The White House official said new rules were meant to encourage an increase in vaccination rates in the country, setting an example for employers to set their own get-vaccinated or tested regularly policies, the AP reported.

Regardless, federal officials want unvaccinated and vaccinated individuals to return to mask-wearing indoors in those locations deemed by the CDC to have substantial or high coronavirus transmission rates.

The CDC has defined those areas of the country, broken down by individual county, as displaying substantial coronavirus transmission rates if more than 50 cases per 100,000 persons were reported in the previous seven days. Those reporting more than 100 cases per 100,000 persons are deemed to have high transmission rates. On Wednesday, the CDC reported 1,608 of 3,219 U.S. counties fell into the high transmission rate category. Another 537 were listed within the substantial transmission rate category.

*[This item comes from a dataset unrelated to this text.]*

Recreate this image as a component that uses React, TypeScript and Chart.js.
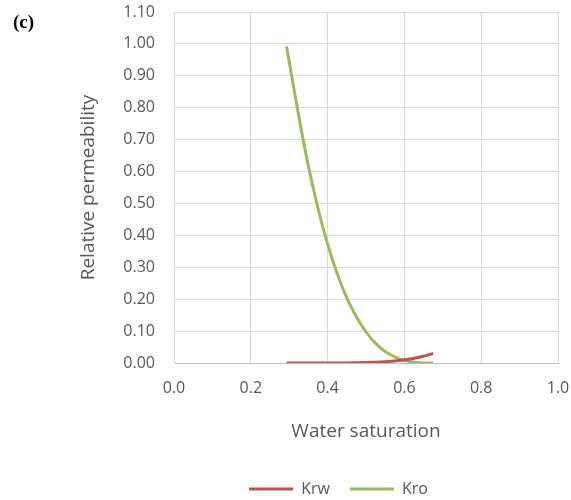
import { useEffect, useRef } from "react";
import { Chart, registerables } from "chart.js";

Chart.register(...registerables);

const seriesNames = ["Krw", "Kro"];

const krwSw = [0.293, 0.35, 0.4, 0.45, 0.5, 0.54, 0.58, 0.62, 0.65, 0.675];
const krwValues = [0, 0.00001, 0.00005, 0.0003, 0.0014, 0.0034, 0.0072, 0.0135, 0.021, 0.03];

const kroSw = [0.293, 0.31, 0.33, 0.35, 0.37, 0.39, 0.41, 0.43, 0.45, 0.47, 0.49, 0.51, 0.53, 0.55, 0.57, 0.59, 0.61, 0.63, 0.65, 0.675];
const kroValues = [0.993, 0.875, 0.74, 0.617, 0.51, 0.415, 0.334, 0.264, 0.204, 0.156, 0.115, 0.082, 0.056, 0.036, 0.022, 0.0115, 0.005, 0.0017, 0.0003, 0];

const xTickValues = [0, 0.2, 0.4, 0.6, 0.8, 1.0];
const yTickValues = [0, 0.1, 0.2, 0.3, 0.4, 0.5, 0.6, 0.7, 0.8, 0.9, 1.0, 1.1];

const FONT = "'Open Sans', 'DejaVu Sans', sans-serif";
const TEXT = "#595959";
const GRID = "#D9D9D9";

const legendShift = {
  id: "legendShift",
  afterLayout(chart: any) {
    if (chart.legend) {
      chart.legend.left += 53;
      chart.legend.right += 53;
    }
  },
};

export default function App() {
  const ref = useRef<HTMLCanvasElement | null>(null);

  useEffect(() => {
    if (!ref.current) return;
    const chart = new Chart(ref.current, {
      type: "line",
      plugins: [legendShift],
      data: {
        datasets: [
          {
            label: seriesNames[0],
            data: krwSw.map((x, i) => ({ x, y: krwValues[i] })),
            borderColor: "#C0504D",
            backgroundColor: "#C0504D",
            borderWidth: 3,
            pointRadius: 0,
            cubicInterpolationMode: "monotone",
          },
          {
            label: seriesNames[1],
            data: kroSw.map((x, i) => ({ x, y: kroValues[i] })),
            borderColor: "#9BBB59",
            backgroundColor: "#9BBB59",
            borderWidth: 3,
            pointRadius: 0,
            cubicInterpolationMode: "monotone",
          },
        ],
      },
      options: {
        animation: false,
        responsive: true,
        maintainAspectRatio: false,
        layout: { padding: { top: 0, right: 0, left: 0, bottom: -7 } },
        plugins: {
          legend: {
            position: "bottom",
            labels: {
              usePointStyle: true,
              pointStyle: "line",
              pointStyleWidth: 44,
              padding: 20,
              color: TEXT,
              font: { family: FONT, size: 16 },
            },
          },
          tooltip: { enabled: false },
        },
        scales: {
          x: {
            type: "linear",
            min: 0,
            max: 1,
            afterBuildTicks: (s: any) => {
              s.ticks = xTickValues.map((v) => ({ value: v }));
            },
            ticks: {
              padding: 16,
              color: TEXT,
              font: { family: FONT, size: 16 },
              callback: (v: any) => Number(v).toFixed(1),
            },
            grid: { color: GRID, drawTicks: false },
            border: { color: "#BFBFBF" },
            title: {
              display: true,
              text: "Water saturation",
              color: TEXT,
              font: { family: FONT, size: 19 },
              padding: { top: 0, bottom: 18 },
            },
            afterFit: (s: any) => {
              s.height = 98;
              s.paddingLeft = 0;
              s.paddingRight = 13;
            },
          },
          y: {
            min: 0,
            max: 1.1,
            afterBuildTicks: (s: any) => {
              s.ticks = yTickValues.map((v) => ({ value: v }));
            },
            ticks: {
              padding: 19,
              color: TEXT,
              font: { family: FONT, size: 16 },
              callback: (v: any) => Number(v).toFixed(2),
            },
            grid: { color: GRID, drawTicks: false },
            border: { color: GRID },
            title: {
              display: true,
              text: "Relative permeability",
              color: TEXT,
              font: { family: FONT, size: 19 },
              padding: { top: 77, bottom: 0 },
            },
            afterFit: (s: any) => {
              s.width = 174;
              s.paddingTop = 12;
              s.paddingBottom = 0;
            },
          },
        },
      },
    });
    return () => chart.destroy();
  }, []);

  return (
    <div style={{ position: "absolute", left: 0, top: 0, width: 571, height: 500 }}>
      <div
        style={{
          position: "absolute",
          left: 13,
          top: 11,
          fontFamily: "'Liberation Serif', 'Times New Roman', serif",
          fontWeight: "bold",
          fontSize: 19,
          lineHeight: "22px",
          color: "#000",
        }}
      >
        (c)
      </div>
      <canvas ref={ref} style={{ width: 571, height: 500 }} />
    </div>
  );
}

A CDC map of county statuses showed high or substantial transmission across most of the U.S. southeast, where vaccination rates trail other parts of the country. But at least some counties reporting significant or high rates of infection appeared to be present in all 50 states. Updated information on local transmission rates and other coronavirus-related data is available online.

In the Defense Department memorandum announcing the changes on Wednesday, Hicks said military installations and other DOD facilities should post signs at their locations and information on their websites outlining current guidance, including whether fully vaccinated individuals must wear masks indoors in that location “as soon as possible.”

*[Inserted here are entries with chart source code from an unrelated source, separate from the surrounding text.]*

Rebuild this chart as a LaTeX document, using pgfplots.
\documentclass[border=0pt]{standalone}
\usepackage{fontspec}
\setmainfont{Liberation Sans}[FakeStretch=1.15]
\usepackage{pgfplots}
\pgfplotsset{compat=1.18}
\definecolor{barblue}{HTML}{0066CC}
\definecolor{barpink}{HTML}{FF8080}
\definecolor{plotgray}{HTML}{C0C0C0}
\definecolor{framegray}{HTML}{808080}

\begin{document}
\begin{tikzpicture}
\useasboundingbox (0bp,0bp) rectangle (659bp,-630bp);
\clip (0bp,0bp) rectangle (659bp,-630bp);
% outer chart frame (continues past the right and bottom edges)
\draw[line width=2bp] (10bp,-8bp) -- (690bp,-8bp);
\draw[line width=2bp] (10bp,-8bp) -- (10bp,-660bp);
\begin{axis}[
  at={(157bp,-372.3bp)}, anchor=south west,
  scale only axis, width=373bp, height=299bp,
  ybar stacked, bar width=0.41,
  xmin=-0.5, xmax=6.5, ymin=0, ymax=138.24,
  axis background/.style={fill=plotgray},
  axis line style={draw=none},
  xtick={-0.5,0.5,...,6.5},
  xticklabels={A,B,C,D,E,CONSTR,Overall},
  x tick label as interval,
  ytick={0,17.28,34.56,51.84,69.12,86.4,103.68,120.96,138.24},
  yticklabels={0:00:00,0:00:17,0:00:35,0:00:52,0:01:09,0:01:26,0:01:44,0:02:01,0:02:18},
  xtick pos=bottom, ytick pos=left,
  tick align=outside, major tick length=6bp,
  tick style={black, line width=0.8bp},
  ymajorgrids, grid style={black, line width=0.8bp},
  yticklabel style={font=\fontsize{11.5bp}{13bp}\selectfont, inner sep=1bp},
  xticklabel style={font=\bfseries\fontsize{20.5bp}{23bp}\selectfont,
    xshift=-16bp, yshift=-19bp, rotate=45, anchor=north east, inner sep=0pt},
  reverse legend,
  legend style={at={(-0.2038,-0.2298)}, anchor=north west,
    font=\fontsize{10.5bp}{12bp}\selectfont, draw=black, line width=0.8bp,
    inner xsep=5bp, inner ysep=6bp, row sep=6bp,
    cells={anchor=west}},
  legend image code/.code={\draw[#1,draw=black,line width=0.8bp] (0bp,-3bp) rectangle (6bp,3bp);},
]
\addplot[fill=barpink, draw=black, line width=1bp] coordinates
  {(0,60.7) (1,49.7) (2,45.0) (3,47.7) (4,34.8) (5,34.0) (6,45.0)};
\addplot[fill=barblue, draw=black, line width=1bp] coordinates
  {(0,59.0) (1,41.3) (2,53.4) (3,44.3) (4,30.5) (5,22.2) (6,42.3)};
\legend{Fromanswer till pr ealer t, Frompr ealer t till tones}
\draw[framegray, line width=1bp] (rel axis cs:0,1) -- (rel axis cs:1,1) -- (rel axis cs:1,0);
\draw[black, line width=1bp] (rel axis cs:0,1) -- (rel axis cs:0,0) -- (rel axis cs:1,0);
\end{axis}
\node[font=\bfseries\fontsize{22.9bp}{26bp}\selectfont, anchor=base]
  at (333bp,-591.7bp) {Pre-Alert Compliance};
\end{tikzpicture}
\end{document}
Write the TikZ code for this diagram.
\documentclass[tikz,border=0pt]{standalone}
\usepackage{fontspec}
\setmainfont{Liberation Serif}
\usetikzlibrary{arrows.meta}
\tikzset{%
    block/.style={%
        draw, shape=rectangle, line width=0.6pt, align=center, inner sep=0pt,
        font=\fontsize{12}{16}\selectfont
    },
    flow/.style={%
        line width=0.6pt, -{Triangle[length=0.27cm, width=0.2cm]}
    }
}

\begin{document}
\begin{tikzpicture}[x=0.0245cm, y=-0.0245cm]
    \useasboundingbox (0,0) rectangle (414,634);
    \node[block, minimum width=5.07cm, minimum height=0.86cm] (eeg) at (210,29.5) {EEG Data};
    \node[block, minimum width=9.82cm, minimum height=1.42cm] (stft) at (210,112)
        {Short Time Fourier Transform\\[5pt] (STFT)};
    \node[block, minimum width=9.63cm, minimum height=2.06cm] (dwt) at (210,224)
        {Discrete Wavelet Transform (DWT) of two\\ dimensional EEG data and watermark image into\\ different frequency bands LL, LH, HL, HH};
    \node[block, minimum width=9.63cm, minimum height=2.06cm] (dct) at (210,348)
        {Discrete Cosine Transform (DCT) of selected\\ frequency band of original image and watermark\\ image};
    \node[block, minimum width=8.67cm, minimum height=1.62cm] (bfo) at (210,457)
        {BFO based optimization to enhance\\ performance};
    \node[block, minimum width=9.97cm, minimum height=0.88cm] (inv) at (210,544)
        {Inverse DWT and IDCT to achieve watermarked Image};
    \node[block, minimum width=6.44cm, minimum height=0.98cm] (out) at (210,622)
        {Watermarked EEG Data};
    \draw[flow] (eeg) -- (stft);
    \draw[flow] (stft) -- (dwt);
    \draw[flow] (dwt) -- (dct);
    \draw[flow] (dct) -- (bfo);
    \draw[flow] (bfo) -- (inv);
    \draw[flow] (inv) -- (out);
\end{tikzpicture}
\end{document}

Defense Department personnel who do not comply with current orders regarding face masks could be punished, defense officials have said.

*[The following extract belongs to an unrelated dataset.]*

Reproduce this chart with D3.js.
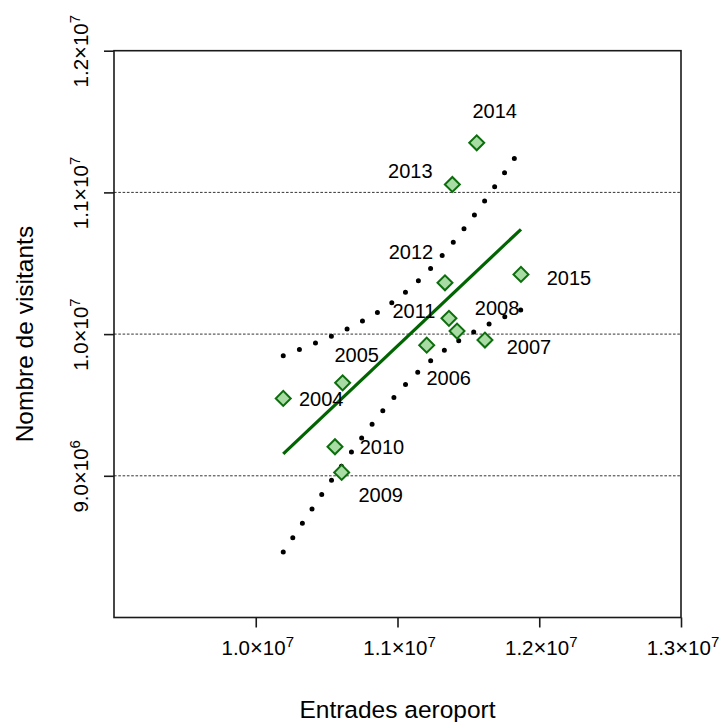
<!DOCTYPE html>
<html>
<head>
<meta charset="utf-8">
<script src="https://cdn.jsdelivr.net/npm/d3@7"></script>
<style>
  body { margin: 0; background: #fff; }
  text { font-family: "Liberation Sans", Arial, Helvetica, sans-serif; fill: #000; }
</style>
</head>
<body>
<div id="chart"></div>
<script>
// data
var years = [2004, 2005, 2006, 2007, 2008, 2009, 2010, 2011, 2012, 2013, 2014, 2015];
var entrades = [10194000, 10613000, 11206000, 11617000, 11420000, 10606000,
                10559000, 11363000, 11335000, 11387000, 11559000, 11871000];
var visitants = [9546000, 9656000, 9922000, 9958000, 10021000, 9024000,
                 9205000, 10111000, 10362000, 11056000, 11350000, 10421000];
var xTicks = [1.0e7, 1.1e7, 1.2e7, 1.3e7];
var yTicks = [9.0e6, 1.0e7, 1.1e7, 1.2e7];
var gridLines = [9.0e6, 1.0e7, 1.1e7];

// label placement around each point (px offsets, layout only)
var labelDx = [38, 14, 22, 44, 40, 39, 47, -35, -34, -42, 18, 48];
var labelDy = [0, -28, 33, 7, -23, 22, 0, -8, -31, -14, -32, 3];

var width = 720, height = 722;
var plotLeft = 114, plotRight = 681, plotTop = 50.7, plotBottom = 617.5;

var svg = d3.select('#chart').append('svg')
    .attr('width', width)
    .attr('height', height);

var x = d3.scaleLinear().domain([9.0e6, 1.3e7]).range([plotLeft, plotRight]);
var y = d3.scaleLinear().domain([8.0e6, 1.2e7]).range([plotBottom, plotTop]);

// linear fit + 95% confidence band for the mean
var n = entrades.length;
var mx = d3.mean(entrades), my = d3.mean(visitants);
var sxx = 0, sxy = 0;
for (var i = 0; i < n; i++) {
    sxx += (entrades[i] - mx) * (entrades[i] - mx);
    sxy += (entrades[i] - mx) * (visitants[i] - my);
}
var slope = sxy / sxx;
var icpt = my - slope * mx;
var sse = 0;
for (var i = 0; i < n; i++) {
    var r = visitants[i] - (icpt + slope * entrades[i]);
    sse += r * r;
}
var s = Math.sqrt(sse / (n - 2));
var tCrit = 2.228; // t(0.975, df = 10)

var xmin = d3.min(entrades), xmax = d3.max(entrades);
var band = d3.range(0, 201).map(function (k) {
    var xv = xmin + (xmax - xmin) * k / 200;
    var fit = icpt + slope * xv;
    var hw = tCrit * s * Math.sqrt(1 / n + (xv - mx) * (xv - mx) / sxx);
    return { x: xv, fit: fit, lo: fit - hw, hi: fit + hw };
});

// grid
svg.append('g').selectAll('line')
    .data(gridLines)
    .enter().append('line')
    .attr('x1', plotLeft).attr('x2', plotRight)
    .attr('y1', function (d) { return y(d); })
    .attr('y2', function (d) { return y(d); })
    .attr('stroke', '#000')
    .attr('stroke-width', 0.8)
    .attr('stroke-dasharray', '2.6,1.7');

// confidence band (dotted)
['hi', 'lo'].forEach(function (k) {
    svg.append('path')
        .datum(band)
        .attr('fill', 'none')
        .attr('stroke', '#000')
        .attr('stroke-width', 5)
        .attr('stroke-linecap', 'round')
        .attr('stroke-dasharray', '0,17.3')
        .attr('d', d3.line()
            .x(function (d) { return x(d.x); })
            .y(function (d) { return y(d[k]); }));
});

// regression line
svg.append('line')
    .attr('x1', x(xmin)).attr('y1', y(icpt + slope * xmin))
    .attr('x2', x(xmax)).attr('y2', y(icpt + slope * xmax))
    .attr('stroke', '#006400')
    .attr('stroke-width', 3.2);

// points
var diamond = d3.symbol().type(d3.symbolSquare).size(112);
svg.append('g').selectAll('path')
    .data(years)
    .enter().append('path')
    .attr('d', diamond)
    .attr('transform', function (d, i) {
        return 'translate(' + x(entrades[i]) + ',' + y(visitants[i]) + ') rotate(45)';
    })
    .attr('fill', '#a8dca4')
    .attr('stroke', '#0d6e0d')
    .attr('stroke-width', 2);

// year labels
svg.append('g').selectAll('text')
    .data(years)
    .enter().append('text')
    .attr('x', function (d, i) { return x(entrades[i]) + labelDx[i]; })
    .attr('y', function (d, i) { return y(visitants[i]) + labelDy[i]; })
    .attr('dy', '0.36em')
    .attr('text-anchor', 'middle')
    .style('font-size', '20px')
    .text(function (d) { return d; });

// box
svg.append('rect')
    .attr('x', plotLeft).attr('y', plotTop)
    .attr('width', plotRight - plotLeft).attr('height', plotBottom - plotTop)
    .attr('fill', 'none')
    .attr('stroke', '#1a1a1a')
    .attr('stroke-width', 1.6);

function sciLabel(sel, v) {
    var e = Math.floor(Math.log10(v));
    var m = (v / Math.pow(10, e)).toFixed(1);
    sel.text(null);
    sel.append('tspan').text(m);
    sel.append('tspan').style('font-size', '22px').text('\u00d7');
    sel.append('tspan').text('10');
    sel.append('tspan')
        .attr('dy', '-0.5em')
        .style('font-size', '15px')
        .text(e);
}

// x axis
var xAxis = svg.append('g')
    .attr('transform', 'translate(0,' + plotBottom + ')')
    .call(d3.axisBottom(x).tickValues(xTicks).tickSize(10).tickFormat(''));
xAxis.select('.domain').remove();
xAxis.selectAll('line').attr('stroke', '#1a1a1a').attr('stroke-width', 1.6);
xAxis.selectAll('.tick text').remove();
xAxis.selectAll('.tick').append('text')
    .attr('x', 1.5)
    .attr('y', 37)
    .attr('text-anchor', 'middle')
    .style('font-size', '20.5px')
    .each(function (d) { sciLabel(d3.select(this), d); });

// y axis
var yAxis = svg.append('g')
    .attr('transform', 'translate(' + plotLeft + ',0)')
    .call(d3.axisLeft(y).tickValues(yTicks).tickSize(10).tickFormat(''));
yAxis.select('.domain').remove();
yAxis.selectAll('line').attr('stroke', '#1a1a1a').attr('stroke-width', 1.6);
yAxis.selectAll('.tick text').remove();
yAxis.selectAll('.tick').append('text')
    .attr('transform', 'translate(-26.5,0) rotate(-90)')
    .attr('text-anchor', 'middle')
    .style('font-size', '20.5px')
    .each(function (d) { sciLabel(d3.select(this), d); });

// axis titles
svg.append('text')
    .attr('x', (plotLeft + plotRight) / 2)
    .attr('y', 718)
    .attr('text-anchor', 'middle')
    .style('font-size', '24.5px')
    .text('Entrades aeroport');

svg.append('text')
    .attr('transform', 'translate(33,' + ((plotTop + plotBottom) / 2) + ') rotate(-90)')
    .attr('text-anchor', 'middle')
    .style('font-size', '24.5px')
    .text('Nombre de visitants');
</script>
</body>
</html>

Hicks directed service members and DOD civilian employees to “continue to comply with CDC guidance regarding areas where masks should be worn, including within airports.”

The change comes as federal health officials expressed increasing concerns about the highly transmissible delta variant of the virus spreading throughout the country and increasing hospitalization rates in many areas of the United States.

While CDC officials and Biden have said in recent days that the vast majority of cases, about 90%, have spread among those not vaccinated against the coronavirus, officials have warned they have seen more so-called breakthrough cases of the virus infecting fully vaccinated individuals.

CDC Director Dr. Rochelle Walensky said breakthrough infections remain rare and the “vaccines work just as we thought they would.” However, where health officials once thought vaccinated individuals were unlikely to spread the disease, new data shows they can spread the new variant to others, she said.

“With the delta variant, we can now see in outbreak investigations in these recent weeks … that you can actually now pass it to someone else,” Walensky said Wednesday on CNN. "For every 20 [fully vaccinated] people, one or two of them could get a breakthrough, they may only get mild disease, but we wanted them to know they could bring that mild disease home, they could bring it to others.”

The Department of Veterans Affairs on Monday announced it would require its medical workers to receive coronavirus vaccines. The department, the first federal agency to mandate vaccination for any of its personnel, gave employees until Sept. 20 to be fully vaccinated.

The Associated Press contributed to this report.